Intervention de Loïc Hervé

Réunion du 25 juin 2020 à 15h00
Statut de citoyen sauveteur — Adoption définitive en deuxième lecture d'une proposition de loi dans le texte de la commission

Photo de Loïc HervéLoïc Hervé :

Monsieur le président, monsieur le secrétaire d'État, mes chers collègues, l'arrêt cardiaque est, dans notre pays, une cause de mortalité à la fois très importante et très méconnue, notamment du grand public. D'après un rapport réalisé en 2018 sur l'initiative de l'Académie nationale de médecine, on peut évaluer entre 40 000 et 50 000 le nombre annuel de décès par arrêt cardiaque : c'est quinze fois plus que le nombre de morts sur les routes.
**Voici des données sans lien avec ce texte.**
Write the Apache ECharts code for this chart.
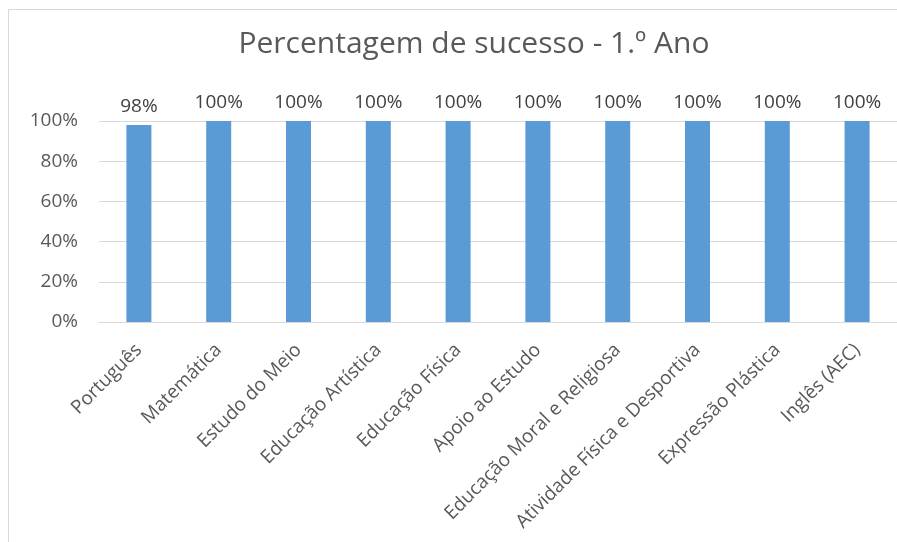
<!DOCTYPE html>
<html>
<head>
<meta charset="utf-8">
<script src="https://cdn.jsdelivr.net/npm/echarts@6/dist/echarts.min.js"></script>
<style>
  html, body { margin: 0; padding: 0; background: #fff; }
  #frame { position: absolute; left: 8px; top: 9px; width: 889px; height: 533px;
           border-left: 1px solid #d9d9d9; border-top: 1px solid #d9d9d9; }
  #box01 { position: absolute; left: 0; top: 0; width: 897px; height: 542px; }
</style>
</head>
<body>
<div id="frame"></div>
<div id="box01"></div>
<script>
var categories = ['Português', 'Matemática', 'Estudo do Meio', 'Educação Artística', 'Educação Física',
    'Apoio ao Estudo', 'Educação Moral e Religiosa', 'Atividade Física e Desportiva', 'Expressão Plástica', 'Inglês (AEC)'];
var sucesso = [98, 100, 100, 100, 100, 100, 100, 100, 100, 100];
var yTicks = [0, 20, 40, 60, 80, 100];

var fontFam = 'Open Sans';
var myChart = echarts.init(document.getElementById('box01'));

var option = {
    animation: false,
    title: {
        text: 'Percentagem de sucesso - 1.º Ano',
        left: 469,
        top: 24,
        textAlign: 'center',
        textStyle: { fontFamily: fontFam, fontSize: 30, fontWeight: 'normal', color: '#595959' }
    },
    grid: { left: 99, top: 121, width: 802, height: 201, containLabel: false },
    xAxis: {
        type: 'category',
        data: categories,
        axisLine: { lineStyle: { color: '#d9d9d9' } },
        axisTick: { show: false },
        axisLabel: {
            interval: 0,
            rotate: 45,
            margin: 25,
            fontFamily: fontFam,
            fontSize: 19,
            color: '#595959'
        }
    },
    yAxis: {
        type: 'value',
        min: yTicks[0],
        max: yTicks[yTicks.length - 1],
        interval: 20,
        axisLine: { show: false },
        axisTick: { show: false },
        splitLine: { lineStyle: { color: '#d9d9d9' } },
        axisLabel: {
            margin: 21,
            fontFamily: fontFam,
            fontSize: 19,
            color: '#595959',
            formatter: '{value}%'
        }
    },
    series: [{
        type: 'bar',
        data: sucesso,
        barWidth: 25,
        itemStyle: { color: '#5b9bd5' },
        label: {
            show: true,
            position: 'top',
            distance: 9,
            fontFamily: fontFam,
            fontSize: 19,
            color: '#404040',
            formatter: '{c}%'
        }
    }]
};
myChart.setOption(option);
</script>
</body>
</html>
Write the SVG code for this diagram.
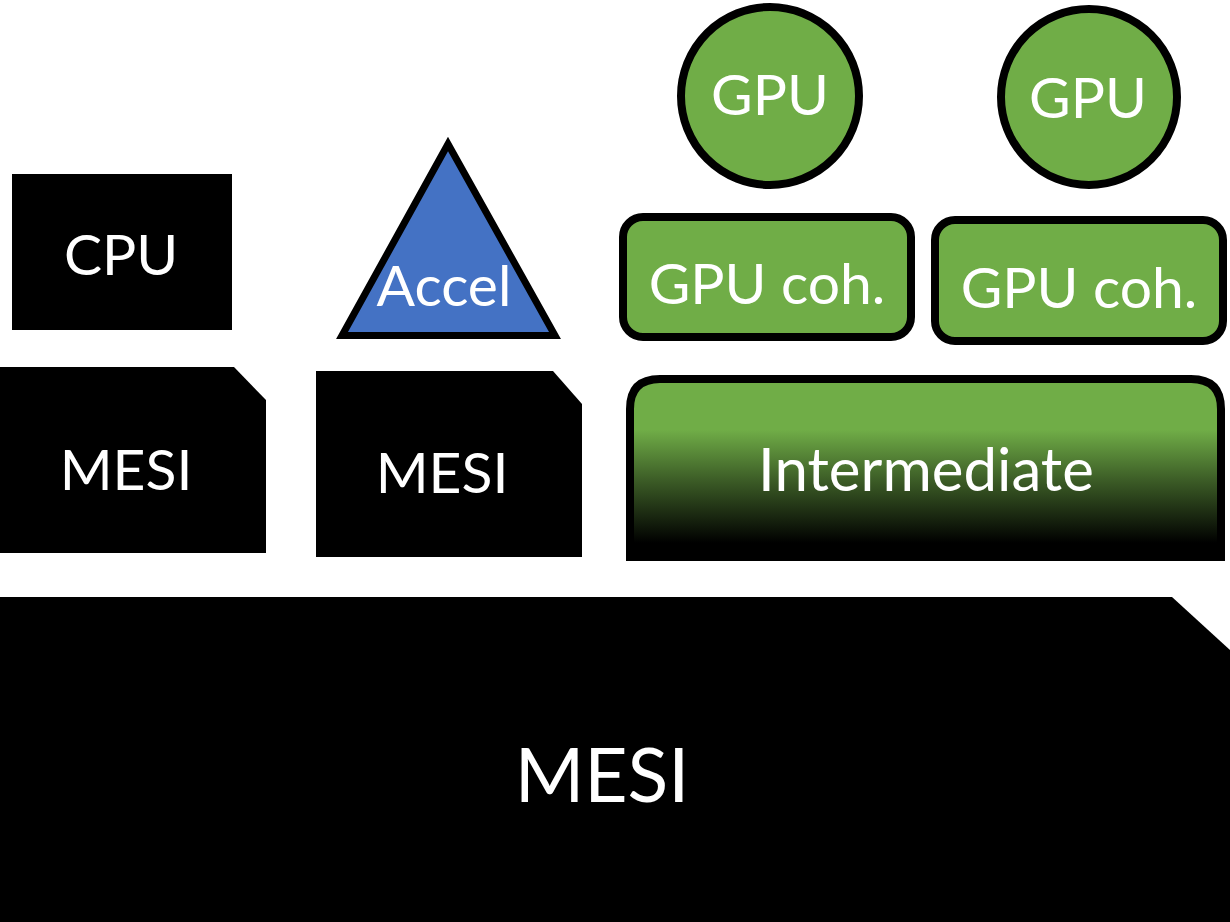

L'objet de la proposition de loi que nous examinons en deuxième lecture, qui résulte d'une initiative de notre collègue député Jean-Charles Colas-Roy, également rapporteur du texte à l'Assemblée nationale, est à la fois clair et louable. Il s'agit d'attirer l'attention sur le sujet majeur de l'arrêt cardiaque, d'une part, et de favoriser l'intervention des citoyens, d'autre part, en formant la population aux gestes qui sauvent et en modelant un régime de responsabilité protecteur pour ceux qui viennent au secours d'une victime d'arrêt cardiaque.

Il est à noter que le dispositif dont nous sommes amenés à discuter aujourd'hui trouve déjà à s'appliquer dans de nombreux pays étrangers : aux États-Unis, dans plusieurs provinces du Canada, en Australie, en Finlande ou encore en Allemagne. La loi communément appelée « Good Samaritan Law », ou « loi du bon Samaritain », comporte un ensemble de dispositions destinées à protéger les citoyens, en particulier les secouristes bénévoles qui portent assistance, contre d'éventuelles poursuites judiciaires.

Par exemple, l'article 1471 du code civil du Québec précise que la personne qui porte secours à autrui est exonérée de toute responsabilité pour le préjudice qui peut en résulter, à moins que ce préjudice ne soit dû à sa faute intentionnelle ou à sa faute lourde.

Jérôme Bignon a cité l'application « SAUV Life ». J'évoquerai, pour ma part, l'application « Staying Alive ». Certaines applications sont promues par les SAMU, d'autres, par les services départementaux d'incendie et de secours. Peu importe : l'essentiel est qu'elles se développent et permettent de sauver des vies.

Cela étant, si nous demandons à davantage de citoyens d'intervenir, il faut alors les protéger. C'est le sens de cette proposition de loi.

Je tiens à remercier Mme la rapporteur de la commission des lois du travail qu'elle a réalisé, de son rapport et de la recherche d'un consensus avec nos collègues députés. Elle nous a rappelé tout à l'heure que l'Assemblée nationale avait réintroduit des dispositions que nous avions supprimées en première lecture. Il me semble nécessaire de revenir sur certaines de ces modifications.

Tout d'abord, l'Assemblée nationale a réintroduit l'expression « citoyen sauveteur », que nous avions remplacée par celle, plus juridique, de « sauveteur occasionnel et bénévole », qui nous paraissait davantage appropriée s'agissant d'un concours apporté à l'exercice d'un service public. Cependant, le rapporteur de l'Assemblée nationale a clarifié la manière dont cette expression devait être entendue : ce statut recouvre l'acte de civisme commis par un citoyen qui porte secours et il précise les protections civiles et pénales dont il bénéficie au moment où il vient en aide à autrui.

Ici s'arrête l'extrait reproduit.